The Xanax option is always there—pop enough of those with your morning whiskey and nine days, or even nine months, can slip right by with nothing to show for the time but a few paper-towel sheets full of scribbles in which the only legible words written are “The Memoir.” The other plan, the one where you ditch your family to scoop beach bitches, that’s the one that going to be able to fill those paper-towel memoir pages with much better, comprehensible, erotic non-fiction, or, at the very least, a collection of coital stains.

The easiest way to accomplish this is to fabricate a web of lies to tell your family to cover for your absence. Operate on your own if possible; if group projects or piss-poor wingmen have taught us anything it’s that more often than not others will inevitably disappoint us, say something creepy that makes everyone uncomfortable, or audibly fart. Three can keep a secret if two are dead, but, unless you’re trying to turn this beach trip into a Burn Notice episode, it’s best just not to tell anyone in the first place.

However, in an ideal scenario, there will be another family member concocting an alibi network to cover their disappearances as well. It doesn’t matter if Grandma’s gambling with Grandpa’s pension or if Uncle Ralph is yet again hunting for a “blizzard” in eighty-five degree weather. This totally plays into your plan; now you two can corroborate each other’s stories and enjoy your now-validated absences. Most families are grounded in foundations of mistruths and false beliefs; why should yours be any different?

Once your time is freed up, start searching for potential. Grasp that the dime piece with her family at the water park is likely not going to share your enthusiasm for her ditching said family to go “get sucking, sweaty, and sticky in that order” with you in the unisex changing room. Frankly, you need to be realistic with this. Now what about that nickel piece with the obvious spray tan, the lone beaded hair braid, and the henna tramp stamp who’s begging for someone to notice her? She’s looking for a story that proves to her friends that yes, she can too be fun and spontaneous while you’re merely seeking a consenting vagina to go skeet shooting into—truly, you’ve found your moist match.

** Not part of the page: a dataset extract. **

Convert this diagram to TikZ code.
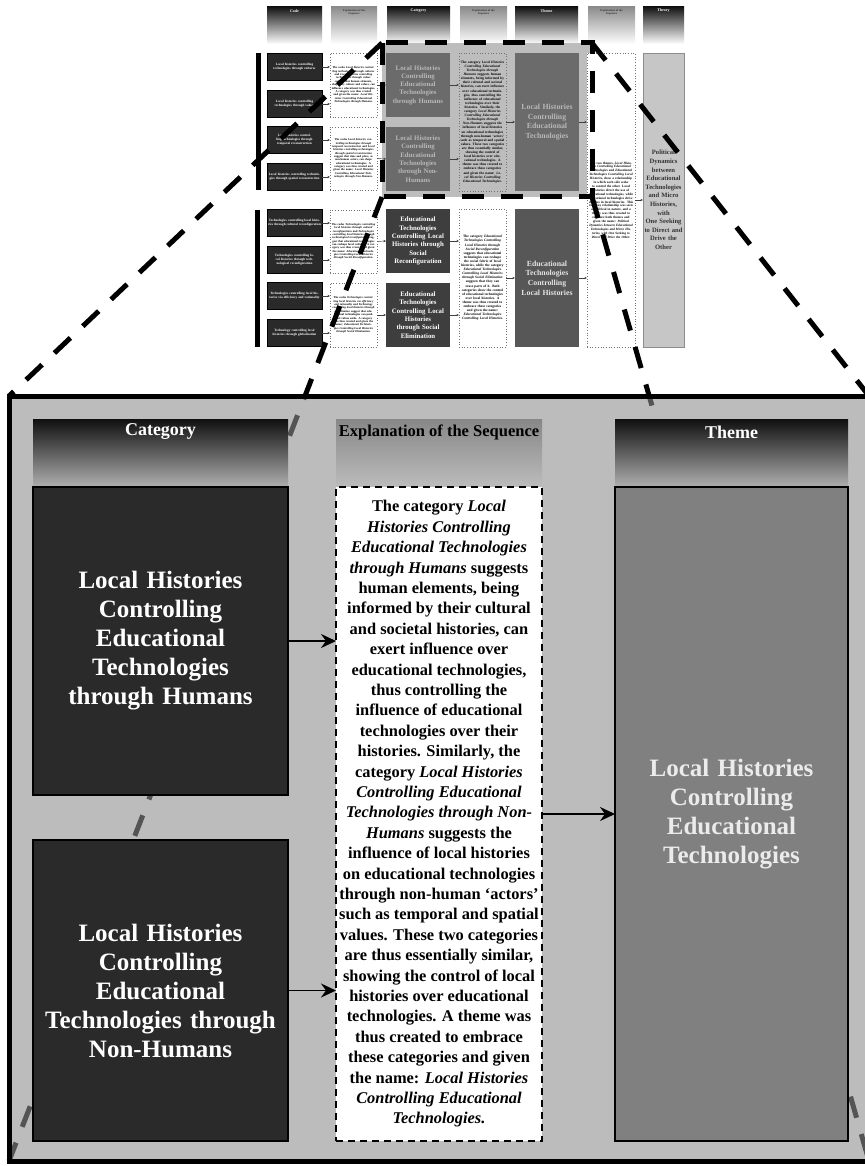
\documentclass[tikz,border=0pt]{standalone}
\usepackage{fontspec}
\setmainfont{Liberation Serif}
\usetikzlibrary{arrows.meta}

\definecolor{catdark}{HTML}{2A2A2A}
\definecolor{thememid}{HTML}{808080}
\definecolor{panelveil}{gray}{0.556}
\definecolor{hlgray}{HTML}{BDBDBD}
\definecolor{hlbox}{HTML}{6B6B6B}
\definecolor{hltext}{HTML}{B8B8B8}
\definecolor{lowcat}{HTML}{3E3E3E}
\definecolor{lowtheme}{HTML}{575757}
\definecolor{theorygray}{HTML}{C6C6C6}

\begin{document}
\begin{tikzpicture}[x=1pt,y=-1pt,
  base/.style={inner sep=0pt,outer sep=0pt,align=center},
  darkhead/.style={base,top color=black!92,bottom color=white},
  lighthead/.style={base,top color=black!45,bottom color=white},
  smheadtxt/.style={base,font=\fontsize{4}{4.5}\selectfont\bfseries,text=white},
  smexptxt/.style={base,font=\fontsize{2.8}{3.2}\selectfont\bfseries,text=black!80},
  codebox/.style={base,fill=catdark,draw=black,line width=0.4pt,minimum width=55,minimum height=27,
    text width=53,text=white,font=\fontsize{3.3}{3.9}\selectfont\bfseries},
  dotbox/.style={base,draw=black!55,dotted,line width=0.7pt,fill=white,minimum width=47,
    text width=44,font=\fontsize{2.9}{3.35}\selectfont\bfseries},
  smcat/.style={base,minimum width=64,minimum height=64,text width=60,
    font=\fontsize{6.8}{8.3}\selectfont\bfseries},
  smtheme/.style={base,minimum width=64,minimum height=138,text width=60,
    font=\fontsize{7.8}{9.6}\selectfont\bfseries},
  smarrow/.style={-{Stealth[length=2.6pt,width=2.4pt]},line width=0.45pt,black!75},
  zoomdash/.style={line width=5pt,dash pattern=on 22pt off 17pt,black},
  bighead/.style={base,top color=black!94,bottom color=black!33,minimum width=#1,minimum height=66},
  expheadstyle/.style={base,top color=black!47,bottom color=black!27,minimum width=206,minimum height=66},
  bigcat/.style={base,fill=catdark,draw=black,line width=1.2pt,minimum width=255,text width=250,
    text=white,font=\fontsize{25}{29}\selectfont\bfseries},
  bigarrow/.style={-{Stealth[length=15pt,width=14pt,inset=5pt]},line width=1.8pt,black}
]
\useasboundingbox (0,0) rectangle (864,1166);
\fill[white] (0,0) rectangle (864,1166);

% ---------- overview of the full coding scheme ----------
% column headers
\node[darkhead,minimum width=55,minimum height=37] (hcode) at (294.5,25.5) {};
\node[smheadtxt] (hcodet) at (294.5,11) {Code};
\node[lighthead,minimum width=46,minimum height=37] (hexpa) at (354,25.5) {};
\node[smexptxt] (hexpat) at (354,12) {Explanation of the\\Sequence};
\node[darkhead,minimum width=63,minimum height=37] (hcat) at (418.5,25.5) {};
\node[smheadtxt] (hcatt) at (418.5,11) {Category};
\node[lighthead,minimum width=47,minimum height=37] (hexpb) at (483.5,25.5) {};
\node[smexptxt] (hexpbt) at (483.5,12) {Explanation of the\\Sequence};
\node[darkhead,minimum width=63,minimum height=37] (htheme) at (546.5,25.5) {};
\node[smheadtxt] (hthemet) at (546.5,11) {Theme};
\node[lighthead,minimum width=47,minimum height=37] (hexpc) at (611.5,25.5) {};
\node[smexptxt] (hexpct) at (611.5,12) {Explanation of the\\Sequence};
\node[darkhead,minimum width=41,minimum height=37] (htheory) at (663.5,25.5) {};
\node[smheadtxt] (htheoryt) at (663.5,11) {Theory};

% group bars
\fill[black] (256,53) rectangle (261,190);
\fill[black] (255,210) rectangle (260,347);

% highlighted region background
\node[base,fill=hlgray,minimum width=210,minimum height=154] (hl) at (487,120) {};

% codes
\node[codebox] (c1) at (294.5,67) {Local histories controlling technologies through cultures};
\node[codebox] (c2) at (294.5,104) {Local histories controlling technologies through values};
\node[codebox] (c3) at (294.5,140) {Local histories controlling technologies through temporal reconstruction};
\node[codebox] (c4) at (294.5,177) {Local histories controlling technologies through spatial reconstruction};
\node[codebox] (c5) at (294.5,223) {Technologies controlling local histories through cultural reconfiguration};
\node[codebox] (c6) at (294.5,260) {Technologies controlling local histories through technological reconfiguration};
\node[codebox] (c7) at (294.5,296) {Technologies controlling local histories via efficiency and rationality};
\node[codebox] (c8) at (294.5,333) {Technology controlling local histories through globalization};

% code-level explanations
\node[dotbox,minimum height=64] (e1) at (353.5,85) {The codes \textit{Local histories controlling technologies through cultures} and \textit{Local histories controlling technologies through values} suggest that human elements, shaped by culture and values, can influence educational technologies. A category was thus created and given the name: \textit{Local Histories Controlling Educational Technologies through Humans}.};
\node[dotbox,minimum height=63] (e2) at (353.5,158.5) {The codes \textit{Local histories controlling technologies through temporal reconstruction} and \textit{Local histories controlling technologies through spatial reconstruction} suggest that time and place, as non-human actors, can shape educational technologies. A category was thus created and given the name: \textit{Local Histories Controlling Educational Technologies through Non-Humans}.};
\node[dotbox,minimum height=63] (e3) at (353.5,241.5) {The codes \textit{Technologies controlling local histories through cultural reconfiguration} and \textit{Technologies controlling local histories through technological reconfiguration} suggest that educational technologies can reshape local cultures. A category was thus created and given the name: \textit{Educational Technologies Controlling Local Histories through Social Reconfiguration}.};
\node[dotbox,minimum height=64] (e4) at (353.5,315) {The codes \textit{Technologies controlling local histories via efficiency and rationality} and \textit{Technology controlling local histories through globalization} suggest that educational technologies can push local values aside. A category was thus created and given the name: \textit{Educational Technologies Controlling Local Histories through Social Elimination}.};

% categories
\node[smcat,fill=hlbox,text=hltext] (k1) at (418,85) {Local Histories\\Controlling\\Educational\\Technologies\\through Humans};
\node[smcat,fill=hlbox,text=hltext] (k2) at (418,159) {Local Histories\\Controlling\\Educational\\Technologies\\through Non-\\Humans};
\node[smcat,fill=lowcat,text=white] (k3) at (418,241) {Educational\\Technologies\\Controlling Local\\Histories through\\Social\\Reconfiguration};
\node[smcat,fill=lowcat,text=white] (k4) at (418,315) {Educational\\Technologies\\Controlling Local\\Histories\\through Social\\Elimination};

% category-level explanations
\node[dotbox,fill=hlgray,minimum height=138,font=\fontsize{3.5}{4.1}\selectfont\bfseries] (f1) at (482.5,122) {The category \textit{Local Histories Controlling Educational Technologies through Humans} suggests human elements, being informed by their cultural and societal histories, can exert influence over educational technologies, thus controlling the influence of educational technologies over their histories. Similarly, the category \textit{Local Histories Controlling Educational Technologies through Non-Humans} suggests the influence of local histories on educational technologies through non-human `actors' such as temporal and spatial values. These two categories are thus essentially similar, showing the control of local histories over educational technologies. A theme was thus created to embrace these categories and given the name: \textit{Local Histories Controlling Educational Technologies}.};
\node[dotbox,minimum height=138,font=\fontsize{3.5}{4.1}\selectfont\bfseries] (f2) at (482.5,278) {The category \textit{Educational Technologies Controlling Local Histories through Social Reconfiguration} suggests that educational technologies can reshape the social fabric of local histories, while the category \textit{Educational Technologies Controlling Local Histories through Social Elimination} suggests that they can erase parts of it. Both categories show the control of educational technologies over local histories. A theme was thus created to embrace these categories and given the name: \textit{Educational Technologies Controlling Local Histories}.};

% themes
\node[smtheme,fill=hlbox,text=hltext] (t1) at (547,122) {Local Histories\\Controlling\\Educational\\Technologies};
\node[smtheme,fill=lowtheme,text=white!90!black] (t2) at (547,278) {Educational\\Technologies\\Controlling\\Local Histories};

% theme-level explanation and theory
\node[dotbox,minimum width=48,text width=45,minimum height=294,font=\fontsize{3.3}{3.9}\selectfont\bfseries] (g) at (611,200) {The two themes, \textit{Local Histories Controlling Educational Technologies} and \textit{Educational Technologies Controlling Local Histories}, show a relationship in which each side seeks to control the other. Local histories direct the use of educational technologies, while educational technologies drive changes in local histories. This two-way relationship was seen as political in nature, and a theory was thus created to embrace both themes and given the name: \textit{Political Dynamics between Educational Technologies and Micro Histories, with One Seeking to Direct and Drive the Other}.};
\node[base,fill=theorygray,draw=black!45,line width=0.6pt,minimum width=41,minimum height=294,text width=41,
  font=\fontsize{6.6}{8.6}\selectfont\bfseries,text=black!80] (th) at (663.5,200)
  {Political\\Dynamics\\between\\Educational\\Technologies\\and Micro\\Histories, with\\One Seeking\\to Direct and\\Drive the\\Other};

% overview connectors
\foreach \c/\e in {c1/e1,c2/e1,c3/e2,c4/e2,c5/e3,c6/e3,c7/e4,c8/e4}
  \draw[smarrow] (\c.east) -- (\c.east -| \e.west);
\draw[smarrow] (e1.east) -- (k1.west);
\draw[smarrow] (e2.east) -- (k2.west);
\draw[smarrow] (e3.east) -- (k3.west);
\draw[smarrow] (e4.east) -- (k4.west);
\foreach \k/\f in {k1/f1,k2/f1,k3/f2,k4/f2}
  \draw[smarrow] (\k.east) -- (\k.east -| \f.west);
\draw[smarrow] (f1.east) -- (t1.west);
\draw[smarrow] (f2.east) -- (t2.west);
\draw[smarrow] (t1.east) -- (t1.east -| g.west);
\draw[smarrow] (t2.east) -- (t2.east -| g.west);
\draw[smarrow] (g.east) -- (th.west);

% dashed outline of the enlarged region
\draw[zoomdash] (hl.north west) rectangle (hl.south east);

% ---------- enlarged view ----------
\node[base,minimum width=860,minimum height=765] (panel) at (439,778.5) {};
\draw[zoomdash] (hl.north west) -- (panel.north west);
\draw[zoomdash] (hl.north east) -- (panel.north east);
\draw[zoomdash] (hl.south west) -- (panel.south west);
\draw[zoomdash] (hl.south east) -- (panel.south east);
\fill[panelveil,fill opacity=0.593] (panel.north west) rectangle (panel.south east);
\draw[line width=5pt] (panel.north west) rectangle (panel.south east);

% headers
\node[bighead=255] (cathead) at (160.5,452) {};
\node[base,font=\fontsize{18}{20}\selectfont\bfseries,text=white] (cathtxt) at (160.5,432) {Category};
\node[expheadstyle] (exphead) at (439,452) {};
\node[base,font=\fontsize{16.5}{18}\selectfont\bfseries,text=black] (exphtxt) at (439,432) {Explanation of the Sequence};
\node[bighead=233] (themehead) at (731.5,452) {};
\node[base,font=\fontsize{18}{20}\selectfont\bfseries,text=white] (themehtxt) at (731.5,432) {Theme};

% boxes
\node[bigcat,minimum height=308] (cat1) at (160.5,641) {Local Histories\\Controlling\\Educational\\Technologies\\through Humans};
\node[bigcat,minimum height=301] (cat2) at (160.5,990.5) {Local Histories\\Controlling\\Educational\\Technologies through\\Non-Humans};
\node[base,fill=white,draw=black,line width=2.2pt,dash pattern=on 7pt off 5pt,minimum width=206,minimum height=654] (expl) at (439,814) {};
\node[base,font=\fontsize{16.4}{20.4}\selectfont\bfseries] (expltxt) at (expl.center)
  {The category \textit{Local}\\
   \textit{Histories Controlling}\\
   \textit{Educational Technologies}\\
   \textit{through Humans} suggests\\
   human elements, being\\
   informed by their cultural\\
   and societal histories, can\\
   exert influence over\\
   educational technologies,\\
   thus controlling the\\
   influence of educational\\
   technologies over their\\
   histories. Similarly, the\\
   category \textit{Local Histories}\\
   \textit{Controlling Educational}\\
   \textit{Technologies through Non-}\\
   \textit{Humans} suggests the\\
   influence of local histories\\
   on educational technologies\\
   through non-human `actors'\\
   such as temporal and spatial\\
   values. These two categories\\
   are thus essentially similar,\\
   showing the control of local\\
   histories over educational\\
   technologies. A theme was\\
   thus created to embrace\\
   these categories and given\\
   the name: \textit{Local Histories}\\
   \textit{Controlling Educational}\\
   \textit{Technologies.}};
\node[base,fill=thememid,draw=black,line width=1.2pt,minimum width=233,minimum height=654,text width=228,
  text=white!92!black,font=\fontsize{25}{29}\selectfont\bfseries] (theme) at (731.5,814)
  {Local Histories\\Controlling\\Educational\\Technologies};

% connectors
\draw[bigarrow] (cat1.east) -- (cat1.east -| expl.west);
\draw[bigarrow] (cat2.east) -- (cat2.east -| expl.west);
\draw[bigarrow] (expl.east) -- (theme.west);
\end{tikzpicture}
\end{document}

There always is the wildcard of grinding un-tanned bathing-suit areas with a local. Just recognize that you’re not special and she probably does this every week of summer with a different tourist. Always remember to use that latex love glove or a pseudo-sandwich-bag female condom. And definitely give her the phone number to a Planned Parenthood in lieu of your cell when you’re leaving town next Saturday.

In the chance that that solid five isn’t down to clown on Day One, you can either move on, there’s plenty of holes to stick you dipstick in on this beach, or play up the impulsiveness that complements the ticking clock of your time here together. Build up the magnitude of your departure like you’re going off to fight overseas in a war on Saturday instead of just driving home to continue your monotonous summer internship where you count widgets in warehouse and JO and BM in the office bathroom every two hours. Coffee and coitus is only for closers.

Excuses are the name of the game on a family trip—devise them to get out of anything you don’t want to do with your relatives or the individual attached to that vacation vagina.

May the holes you jam your appendages on your trip into be wet, accommodating, and not too full of crabs or sand.